IISC Education Practice: Examples of Our Work
Public Schools of Brookline The Public Schools of Brookline (PSB) is a respected urban/suburban school system in the greater Boston area. PSB worked in partnership with IISC to 1) build district and school staff confidence and competence in collaboration; and 2) design and facilitate a collaborative system-wide initiative to secure educational equity by working to eliminate PSB’s racial achievement gap. IISC has now been engaged to design and facilitate a strategic planning process for The Public Schools of Brookline.
Boston Promise Initiative The Boston Promise Initiative was one of the 21 Promise Neighborhood grantees chosen for a planning grant in September 2011 by the Department of Education from a total of 339 applicants. IISC designed and facilitated the initial process that resulted in the planning grant and then did the same for the implementation grant. Although the federal funding was not received, the process built alignment across city, state and federal agencies as well as nonprofit service providers, schools and – most importantly – residents. The result is an implementable plan to realize the vision of healthy children achieving academic success from birth through career.

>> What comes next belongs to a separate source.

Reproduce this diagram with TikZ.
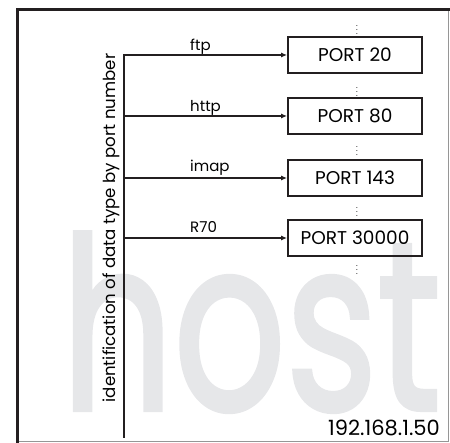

North Carolina Network The North Carolina Network was established to develop systemic strategies for schools and school districts across the state to implement school-based management. The Network’s membership includes twenty-seven school districts, a university, and other nonprofit partners. Through a licensing arrangement, IISC trains NC Network trainers to offer Facilitative Leadership® to its members with the ultimate aim of creating collaborative school cultures for increased student performance.
Center for Collaborative Education The Center for Collaborative Education (CCE) promotes purposeful learning and small, caring communities in K-12 public schools, with a focus on educational equity. IISC worked with CCE staff to design and facilitate a process to gather broad stakeholder input and ultimately craft a reorganized collaborative team structure and decision-making model to better align with the shifting nature of its work as defined by revenue streams and new approaches to partnering with schools. In addition, IISC modeled and trained staff in collaborative leadership techniques.
Citizen Schools and Lesley University - Facilitative Leadership® and Community Building IISC designed this course as part of the Citizen Schools/Lesley University Master of Education in Curriculum and Instruction: Out of School Time. The course focuses on developing the skills for a “21st Century” collaborative, participatory, inclusive leader working in a community setting whose job it is to leverage the wisdom and resources of multiple constituencies. Taking the lead from IISC’s commitment to “the love that does justice,” the course deepens the collaborative skills of leaders by exploring what Parker Palmer calls the “inner side of leadership.” This builds on our belief that the values, beliefs, and intentions that emanate from the heart will have the deepest effect and will profoundly characterize the impact of leaders. During this highly experiential course, participants apply the skills and tools of collaborative action and community building to their work as out of school time professionals, while examining the theoretical underpinnings of each. They leave with a shared language, models, and frameworks that can be immediately applied to their work as out of school time professionals.